Task brief
Return the data exactly, with all pictures removed.

━━━━━━━━

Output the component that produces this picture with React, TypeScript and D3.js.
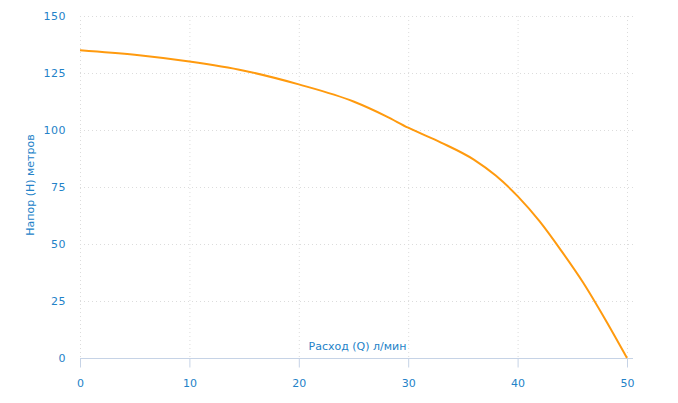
import React, { useRef, useEffect } from 'react';
import * as d3 from 'd3';

// расход (л/мин) и напор (м)
const flowValues = [0, 5, 10, 15, 20, 25, 28, 30, 33, 36, 38, 40, 42, 44, 46, 48, 50];
const headValues = [135, 133, 130, 126, 120, 112.5, 106, 101, 94.5, 87, 80, 71, 60, 47, 33, 17, 0];
const xTicks = [0, 10, 20, 30, 40, 50];
const yTicks = [0, 25, 50, 75, 100, 125, 150];

const TEXT_COLOR = '#2382c8';
const LINE_COLOR = '#ff9a0e';
const AXIS_COLOR = '#c6d3e6';
const GRID_COLOR = '#dcdcdc';
const FONT = '"DejaVu Sans", Verdana, sans-serif';

function drawChart(svgEle: SVGSVGElement) {
  const svg = d3.select(svgEle);
  svg.selectAll('*').remove();

  const margin = { top: 16, right: 51, bottom: 45, left: 80 };
  const width = 678 - margin.left - margin.right;
  const height = 403 - margin.top - margin.bottom;

  const x = d3.scaleLinear().domain([0, 50]).range([margin.left, margin.left + width]);
  const y = d3.scaleLinear().domain([0, 150]).range([margin.top + height, margin.top]);

  // сетка
  svg
    .append('g')
    .selectAll('line')
    .data(yTicks.filter((d) => d > 0))
    .enter()
    .append('line')
    .attr('x1', x(0))
    .attr('x2', x(50) + 6)
    .attr('y1', (d) => y(d) + 0.5)
    .attr('y2', (d) => y(d) + 0.5)
    .attr('stroke', GRID_COLOR)
    .attr('stroke-dasharray', '1,3');
  svg
    .append('g')
    .selectAll('line')
    .data(xTicks)
    .enter()
    .append('line')
    .attr('x1', (d) => x(d) + 0.5)
    .attr('x2', (d) => x(d) + 0.5)
    .attr('y1', y(150))
    .attr('y2', y(0))
    .attr('stroke', GRID_COLOR)
    .attr('stroke-dasharray', '1,3');

  // ось X
  const xAxis = svg
    .append('g')
    .attr('transform', `translate(0, ${y(0) + 0.5})`)
    .call(d3.axisBottom(x).tickValues(xTicks).tickSize(9).tickPadding(12));
  xAxis.select('.domain').remove();
  xAxis
    .insert('line', ':first-child')
    .attr('x1', x(0))
    .attr('x2', x(50) + 6)
    .attr('stroke', AXIS_COLOR);
  xAxis.selectAll('.tick line').attr('stroke', AXIS_COLOR);
  xAxis
    .selectAll('.tick text')
    .attr('fill', TEXT_COLOR)
    .style('font-family', FONT)
    .style('font-size', '11px');

  // ось Y
  const yAxis = svg
    .append('g')
    .attr('transform', `translate(${margin.left}, 0)`)
    .call(d3.axisLeft(y).tickValues(yTicks).tickSize(0).tickPadding(14));
  yAxis.select('.domain').remove();
  yAxis
    .selectAll('.tick text')
    .attr('fill', TEXT_COLOR)
    .style('font-family', FONT)
    .style('font-size', '11px')
    .style('letter-spacing', '0.5px');

  // подписи осей
  svg
    .append('text')
    .attr('x', x(25) + 4)
    .attr('y', y(0) - 8)
    .attr('text-anchor', 'middle')
    .attr('fill', TEXT_COLOR)
    .style('font-family', FONT)
    .style('font-size', '11px')
    .text('Расход (Q) л/мин');
  svg
    .append('text')
    .attr('transform', `translate(34, ${y(75) - 2}) rotate(-90)`)
    .attr('text-anchor', 'middle')
    .attr('fill', TEXT_COLOR)
    .style('font-family', FONT)
    .style('font-size', '11px')
    .text('Напор (H) метров');

  // кривая
  const points: [number, number][] = flowValues.map((q, i) => [q, headValues[i]]);
  const line = d3
    .line<[number, number]>()
    .x((d) => x(d[0]))
    .y((d) => y(d[1]))
    .curve(d3.curveMonotoneX);
  svg
    .append('path')
    .datum(points)
    .attr('d', line)
    .attr('fill', 'none')
    .attr('stroke', LINE_COLOR)
    .attr('stroke-width', 2);
}

export default function App(): JSX.Element {
  const svgRef = useRef<SVGSVGElement>(null);

  useEffect(() => {
    if (svgRef.current == null) {
      return;
    }
    drawChart(svgRef.current);
  }, []);

  return (
    <svg
      ref={svgRef}
      width={678}
      height={403}
      style={{ position: 'absolute', left: 0, top: 0, background: '#fff' }}
    />
  );
}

━━━━━━━━

Response to this exercise
Output the component that produces this picture with React, TypeScript and D3.js.
import React, { useRef, useEffect } from 'react';
import * as d3 from 'd3';

// расход (л/мин) и напор (м)
const flowValues = [0, 5, 10, 15, 20, 25, 28, 30, 33, 36, 38, 40, 42, 44, 46, 48, 50];
const headValues = [135, 133, 130, 126, 120, 112.5, 106, 101, 94.5, 87, 80, 71, 60, 47, 33, 17, 0];
const xTicks = [0, 10, 20, 30, 40, 50];
const yTicks = [0, 25, 50, 75, 100, 125, 150];

const TEXT_COLOR = '#2382c8';
const LINE_COLOR = '#ff9a0e';
const AXIS_COLOR = '#c6d3e6';
const GRID_COLOR = '#dcdcdc';
const FONT = '"DejaVu Sans", Verdana, sans-serif';

function drawChart(svgEle: SVGSVGElement) {
  const svg = d3.select(svgEle);
  svg.selectAll('*').remove();

  const margin = { top: 16, right: 51, bottom: 45, left: 80 };
  const width = 678 - margin.left - margin.right;
  const height = 403 - margin.top - margin.bottom;

  const x = d3.scaleLinear().domain([0, 50]).range([margin.left, margin.left + width]);
  const y = d3.scaleLinear().domain([0, 150]).range([margin.top + height, margin.top]);

  // сетка
  svg
    .append('g')
    .selectAll('line')
    .data(yTicks.filter((d) => d > 0))
    .enter()
    .append('line')
    .attr('x1', x(0))
    .attr('x2', x(50) + 6)
    .attr('y1', (d) => y(d) + 0.5)
    .attr('y2', (d) => y(d) + 0.5)
    .attr('stroke', GRID_COLOR)
    .attr('stroke-dasharray', '1,3');
  svg
    .append('g')
    .selectAll('line')
    .data(xTicks)
    .enter()
    .append('line')
    .attr('x1', (d) => x(d) + 0.5)
    .attr('x2', (d) => x(d) + 0.5)
    .attr('y1', y(150))
    .attr('y2', y(0))
    .attr('stroke', GRID_COLOR)
    .attr('stroke-dasharray', '1,3');

  // ось X
  const xAxis = svg
    .append('g')
    .attr('transform', `translate(0, ${y(0) + 0.5})`)
    .call(d3.axisBottom(x).tickValues(xTicks).tickSize(9).tickPadding(12));
  xAxis.select('.domain').remove();
  xAxis
    .insert('line', ':first-child')
    .attr('x1', x(0))
    .attr('x2', x(50) + 6)
    .attr('stroke', AXIS_COLOR);
  xAxis.selectAll('.tick line').attr('stroke', AXIS_COLOR);
  xAxis
    .selectAll('.tick text')
    .attr('fill', TEXT_COLOR)
    .style('font-family', FONT)
    .style('font-size', '11px');

  // ось Y
  const yAxis = svg
    .append('g')
    .attr('transform', `translate(${margin.left}, 0)`)
    .call(d3.axisLeft(y).tickValues(yTicks).tickSize(0).tickPadding(14));
  yAxis.select('.domain').remove();
  yAxis
    .selectAll('.tick text')
    .attr('fill', TEXT_COLOR)
    .style('font-family', FONT)
    .style('font-size', '11px')
    .style('letter-spacing', '0.5px');

  // подписи осей
  svg
    .append('text')
    .attr('x', x(25) + 4)
    .attr('y', y(0) - 8)
    .attr('text-anchor', 'middle')
    .attr('fill', TEXT_COLOR)
    .style('font-family', FONT)
    .style('font-size', '11px')
    .text('Расход (Q) л/мин');
  svg
    .append('text')
    .attr('transform', `translate(34, ${y(75) - 2}) rotate(-90)`)
    .attr('text-anchor', 'middle')
    .attr('fill', TEXT_COLOR)
    .style('font-family', FONT)
    .style('font-size', '11px')
    .text('Напор (H) метров');

  // кривая
  const points: [number, number][] = flowValues.map((q, i) => [q, headValues[i]]);
  const line = d3
    .line<[number, number]>()
    .x((d) => x(d[0]))
    .y((d) => y(d[1]))
    .curve(d3.curveMonotoneX);
  svg
    .append('path')
    .datum(points)
    .attr('d', line)
    .attr('fill', 'none')
    .attr('stroke', LINE_COLOR)
    .attr('stroke-width', 2);
}

export default function App(): JSX.Element {
  const svgRef = useRef<SVGSVGElement>(null);

  useEffect(() => {
    if (svgRef.current == null) {
      return;
    }
    drawChart(svgRef.current);
  }, []);

  return (
    <svg
      ref={svgRef}
      width={678}
      height={403}
      style={{ position: 'absolute', left: 0, top: 0, background: '#fff' }}
    />
  );
}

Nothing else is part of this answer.